Brins Mesa Trail
Beneath the highest structure in Sedona, lies an exquisite trail that takes you up 500 feet to a mesa overlooking Wilson Mountain, Mormon Canyon and Soliders Pass. This is a great trail when town is in full season. The parking and trailhead are located in a secluded area behind uptown.
How have I missed this all these years? That’s what you’ll think within the first 71 seconds of hiking the Brins Mesa Trail. Not only because of the surrounding beauty, but also because it’s so easy to get to. For a few lucky Sedonans, one of the trailheads is right out the back door. For everyone else, it’s just a few blocks from the pink jeeps and turquoise jewelers.
Before you get started, you should know there are two established trailheads for this hike. The most accessible is the Jim Thompson Trailhead — the one that’s so close to the strip. The alternative is out on Vultee Arch Road. If your SUV has wings or extremely high clearance, that trailhead is an option. Otherwise, take the easy route. You can navigate it with a Mini Cooper, and the hike is equally impressive from either end.

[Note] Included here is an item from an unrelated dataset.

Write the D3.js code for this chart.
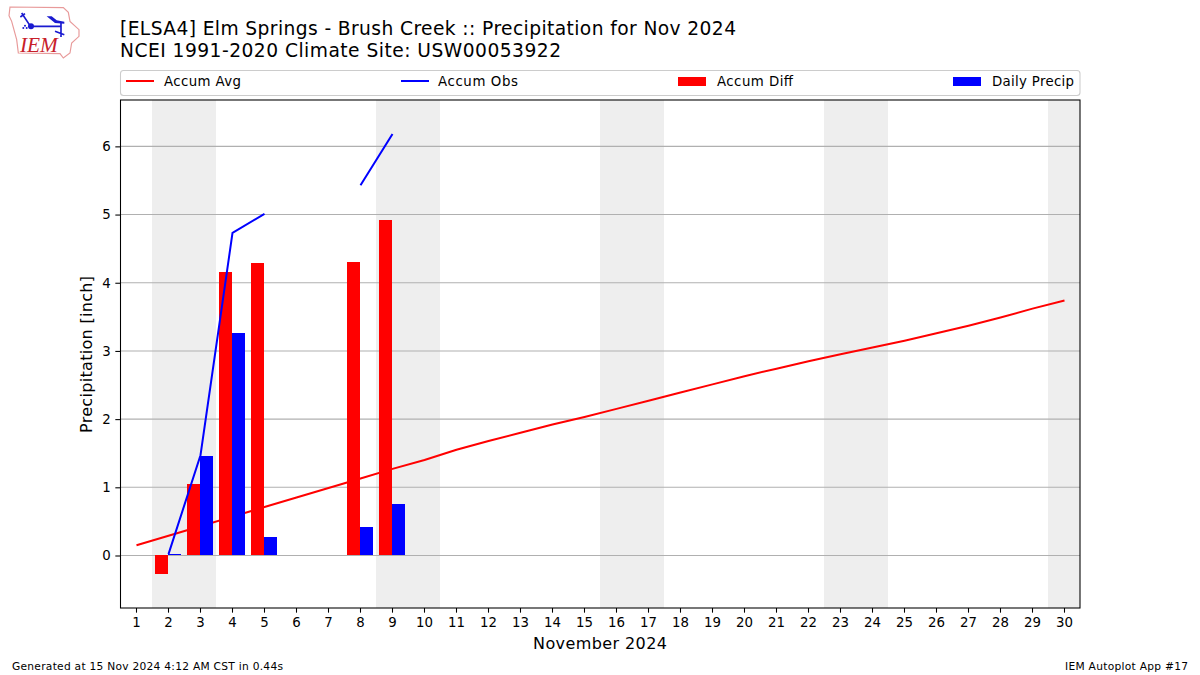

From the parking lot on the Thompson side, the trail hops up and over a small embankment and immediately passes two other trails (Jordan and Cibola Pass). The intersection is well marked. Keep right for Brins Mesa, which begins as an easy walk through manzanitas and junipers. Sedona red is all around, without any signs of civilization. Even the traffic noise disappears. It’s a lovely loneliness.
The trail points north at this point, and after about five minutes, it crosses into the Red Rock-Secret Mountain Wilderness. There are certain responsibilities that come with hiking in these areas, including the principles of Leave No Trace. Please be responsible. A little farther up the trail, you’ll see what happens when you’re not.

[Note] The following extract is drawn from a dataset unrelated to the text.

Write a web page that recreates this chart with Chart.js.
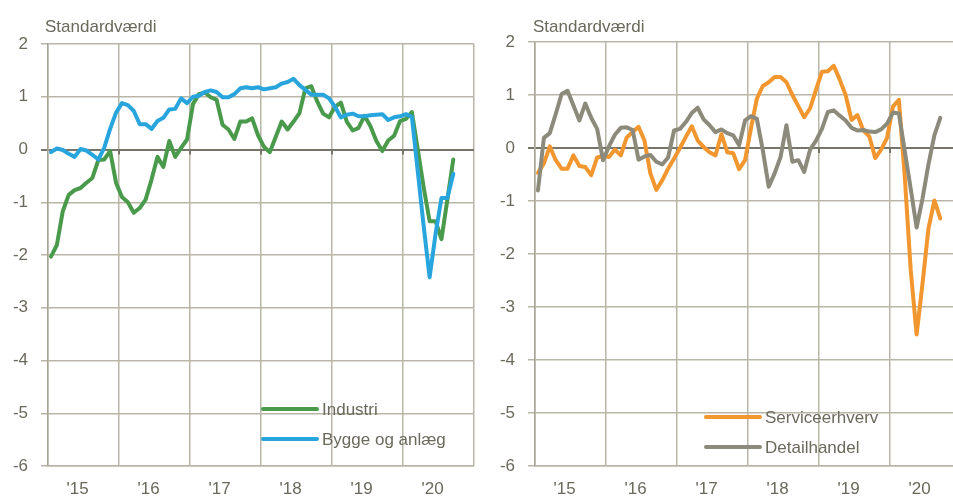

The trail stays about the same — rocks and trees — for the next 20 minutes. That’s when the hike heads west and launches into the only significant ascent. There aren’t any switchbacks. Just a natural rock staircase that winds upward. Along the way, there are several points that invite you to stop, turn around and look around. Do so.
Ten minutes later, you’ll arrive on the mesa and see the effects of irresponsibility. The Brins Fire, which scorched 4,000 acres on and around the mesa, was ignited by an illegal, unattended campfire on June 18, 2006. Most of the trees on the mesa were lost, and their descendants won’t be back for many decades. It’s a drag. That said, the grass that moved in makes a gorgeous placeholder, especially in the morning. This time of year, that’s when you’ll want to hike Brins Mesa, and if you can time your arrival to see the sunrise from up on the mesa … well, it’s very beautiful.
From the top, the literal high point of the hike (5,099 feet), you’ll begin a gradual descent that offers long views in every direction. You’ll see Soldier Pass to the left, and up ahead, more trees — the fire line is obvious.
At the 50-minute mark, you’ll intersect the Soldier Pass Trail and begin a steep drop. It’s short, about 100 yards, and when the trail hits the bottom, it leaves the wilderness area and enters a good-sized wash. The forest is thicker down there, and some of the trees are unexpectedly big. One of the biggest isn’t around anymore, but the stump that remains can attest to the tree’s Bunyanesque heyday.
Just beyond the big stump, the trail crosses the wash, crosses again, and crosses once more before arriving at a large, flat rock, about the size of a Whole Foods’ produce department. The trail then parallels the wash, going back and forth for most of the rest of the hike — beware of flash floods, especially during monsoon season.
A few minutes later, you’ll pass through a fence and begin the 200-yard home stretch to the the trailhead on Vultee Arch Road. You probably won’t see anyone when you get there, but if you do, it’s a good bet their SUV has extremely high clearance. Or maybe a set of wings.